• **Challenge**
Write out the material exactly, with the pictures left out.

• **Data lines**
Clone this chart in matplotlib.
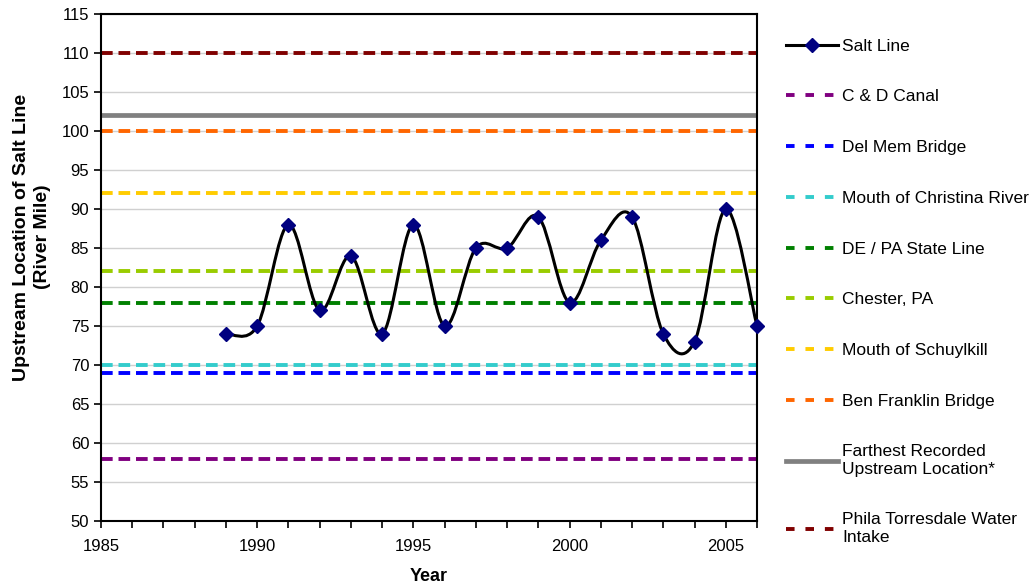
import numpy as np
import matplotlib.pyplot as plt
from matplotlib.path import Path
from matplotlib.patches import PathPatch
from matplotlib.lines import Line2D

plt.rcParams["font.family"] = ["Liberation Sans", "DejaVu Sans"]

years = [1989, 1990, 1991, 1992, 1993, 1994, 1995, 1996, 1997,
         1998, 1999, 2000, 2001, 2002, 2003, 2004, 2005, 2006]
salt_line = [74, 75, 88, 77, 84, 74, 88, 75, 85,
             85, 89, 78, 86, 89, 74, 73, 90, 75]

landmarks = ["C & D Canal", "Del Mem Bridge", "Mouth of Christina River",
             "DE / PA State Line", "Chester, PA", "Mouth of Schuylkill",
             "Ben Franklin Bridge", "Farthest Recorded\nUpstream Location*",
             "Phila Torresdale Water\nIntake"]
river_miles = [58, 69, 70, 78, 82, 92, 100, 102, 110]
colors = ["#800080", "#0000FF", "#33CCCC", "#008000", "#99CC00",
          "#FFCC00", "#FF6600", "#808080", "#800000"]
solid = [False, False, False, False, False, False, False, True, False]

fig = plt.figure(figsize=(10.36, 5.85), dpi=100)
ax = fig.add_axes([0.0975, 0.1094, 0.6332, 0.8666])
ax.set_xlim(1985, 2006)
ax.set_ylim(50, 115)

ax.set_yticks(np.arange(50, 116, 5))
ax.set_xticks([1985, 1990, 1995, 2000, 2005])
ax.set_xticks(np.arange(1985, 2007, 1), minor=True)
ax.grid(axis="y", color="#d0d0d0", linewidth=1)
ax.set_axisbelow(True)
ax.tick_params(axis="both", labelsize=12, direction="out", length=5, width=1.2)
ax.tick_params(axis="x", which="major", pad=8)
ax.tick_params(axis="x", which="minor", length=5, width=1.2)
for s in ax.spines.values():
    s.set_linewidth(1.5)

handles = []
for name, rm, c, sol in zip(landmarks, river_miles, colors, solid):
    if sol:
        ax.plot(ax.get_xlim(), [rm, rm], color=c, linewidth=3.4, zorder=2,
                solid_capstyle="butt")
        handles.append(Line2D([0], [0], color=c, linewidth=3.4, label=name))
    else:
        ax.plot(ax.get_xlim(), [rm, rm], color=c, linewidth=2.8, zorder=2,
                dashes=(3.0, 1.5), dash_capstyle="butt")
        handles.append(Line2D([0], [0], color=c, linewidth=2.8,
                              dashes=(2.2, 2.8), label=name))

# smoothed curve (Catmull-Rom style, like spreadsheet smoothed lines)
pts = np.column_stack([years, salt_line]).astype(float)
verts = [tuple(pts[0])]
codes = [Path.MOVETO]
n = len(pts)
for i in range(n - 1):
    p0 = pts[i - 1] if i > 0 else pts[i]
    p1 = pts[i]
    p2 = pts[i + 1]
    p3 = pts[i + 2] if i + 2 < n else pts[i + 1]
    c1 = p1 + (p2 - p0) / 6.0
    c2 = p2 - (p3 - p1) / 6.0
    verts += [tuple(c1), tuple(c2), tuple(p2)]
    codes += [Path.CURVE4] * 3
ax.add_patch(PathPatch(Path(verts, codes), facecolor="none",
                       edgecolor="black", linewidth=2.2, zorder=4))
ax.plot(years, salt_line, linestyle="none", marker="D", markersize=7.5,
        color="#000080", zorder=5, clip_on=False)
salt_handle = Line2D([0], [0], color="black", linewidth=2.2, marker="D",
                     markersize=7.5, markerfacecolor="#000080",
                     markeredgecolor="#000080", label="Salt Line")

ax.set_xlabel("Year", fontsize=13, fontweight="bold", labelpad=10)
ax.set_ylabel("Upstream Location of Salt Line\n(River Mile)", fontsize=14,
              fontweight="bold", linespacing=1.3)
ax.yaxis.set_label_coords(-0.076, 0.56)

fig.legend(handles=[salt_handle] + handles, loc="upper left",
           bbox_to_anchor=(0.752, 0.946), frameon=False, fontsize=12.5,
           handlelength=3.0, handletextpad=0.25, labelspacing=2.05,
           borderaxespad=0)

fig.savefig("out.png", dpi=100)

• **Result for this task**
Clone this chart in matplotlib.
import numpy as np
import matplotlib.pyplot as plt
from matplotlib.path import Path
from matplotlib.patches import PathPatch
from matplotlib.lines import Line2D

plt.rcParams["font.family"] = ["Liberation Sans", "DejaVu Sans"]

years = [1989, 1990, 1991, 1992, 1993, 1994, 1995, 1996, 1997,
         1998, 1999, 2000, 2001, 2002, 2003, 2004, 2005, 2006]
salt_line = [74, 75, 88, 77, 84, 74, 88, 75, 85,
             85, 89, 78, 86, 89, 74, 73, 90, 75]

landmarks = ["C & D Canal", "Del Mem Bridge", "Mouth of Christina River",
             "DE / PA State Line", "Chester, PA", "Mouth of Schuylkill",
             "Ben Franklin Bridge", "Farthest Recorded\nUpstream Location*",
             "Phila Torresdale Water\nIntake"]
river_miles = [58, 69, 70, 78, 82, 92, 100, 102, 110]
colors = ["#800080", "#0000FF", "#33CCCC", "#008000", "#99CC00",
          "#FFCC00", "#FF6600", "#808080", "#800000"]
solid = [False, False, False, False, False, False, False, True, False]

fig = plt.figure(figsize=(10.36, 5.85), dpi=100)
ax = fig.add_axes([0.0975, 0.1094, 0.6332, 0.8666])
ax.set_xlim(1985, 2006)
ax.set_ylim(50, 115)

ax.set_yticks(np.arange(50, 116, 5))
ax.set_xticks([1985, 1990, 1995, 2000, 2005])
ax.set_xticks(np.arange(1985, 2007, 1), minor=True)
ax.grid(axis="y", color="#d0d0d0", linewidth=1)
ax.set_axisbelow(True)
ax.tick_params(axis="both", labelsize=12, direction="out", length=5, width=1.2)
ax.tick_params(axis="x", which="major", pad=8)
ax.tick_params(axis="x", which="minor", length=5, width=1.2)
for s in ax.spines.values():
    s.set_linewidth(1.5)

handles = []
for name, rm, c, sol in zip(landmarks, river_miles, colors, solid):
    if sol:
        ax.plot(ax.get_xlim(), [rm, rm], color=c, linewidth=3.4, zorder=2,
                solid_capstyle="butt")
        handles.append(Line2D([0], [0], color=c, linewidth=3.4, label=name))
    else:
        ax.plot(ax.get_xlim(), [rm, rm], color=c, linewidth=2.8, zorder=2,
                dashes=(3.0, 1.5), dash_capstyle="butt")
        handles.append(Line2D([0], [0], color=c, linewidth=2.8,
                              dashes=(2.2, 2.8), label=name))

# smoothed curve (Catmull-Rom style, like spreadsheet smoothed lines)
pts = np.column_stack([years, salt_line]).astype(float)
verts = [tuple(pts[0])]
codes = [Path.MOVETO]
n = len(pts)
for i in range(n - 1):
    p0 = pts[i - 1] if i > 0 else pts[i]
    p1 = pts[i]
    p2 = pts[i + 1]
    p3 = pts[i + 2] if i + 2 < n else pts[i + 1]
    c1 = p1 + (p2 - p0) / 6.0
    c2 = p2 - (p3 - p1) / 6.0
    verts += [tuple(c1), tuple(c2), tuple(p2)]
    codes += [Path.CURVE4] * 3
ax.add_patch(PathPatch(Path(verts, codes), facecolor="none",
                       edgecolor="black", linewidth=2.2, zorder=4))
ax.plot(years, salt_line, linestyle="none", marker="D", markersize=7.5,
        color="#000080", zorder=5, clip_on=False)
salt_handle = Line2D([0], [0], color="black", linewidth=2.2, marker="D",
                     markersize=7.5, markerfacecolor="#000080",
                     markeredgecolor="#000080", label="Salt Line")

ax.set_xlabel("Year", fontsize=13, fontweight="bold", labelpad=10)
ax.set_ylabel("Upstream Location of Salt Line\n(River Mile)", fontsize=14,
              fontweight="bold", linespacing=1.3)
ax.yaxis.set_label_coords(-0.076, 0.56)

fig.legend(handles=[salt_handle] + handles, loc="upper left",
           bbox_to_anchor=(0.752, 0.946), frameon=False, fontsize=12.5,
           handlelength=3.0, handletextpad=0.25, labelspacing=2.05,
           borderaxespad=0)

fig.savefig("out.png", dpi=100)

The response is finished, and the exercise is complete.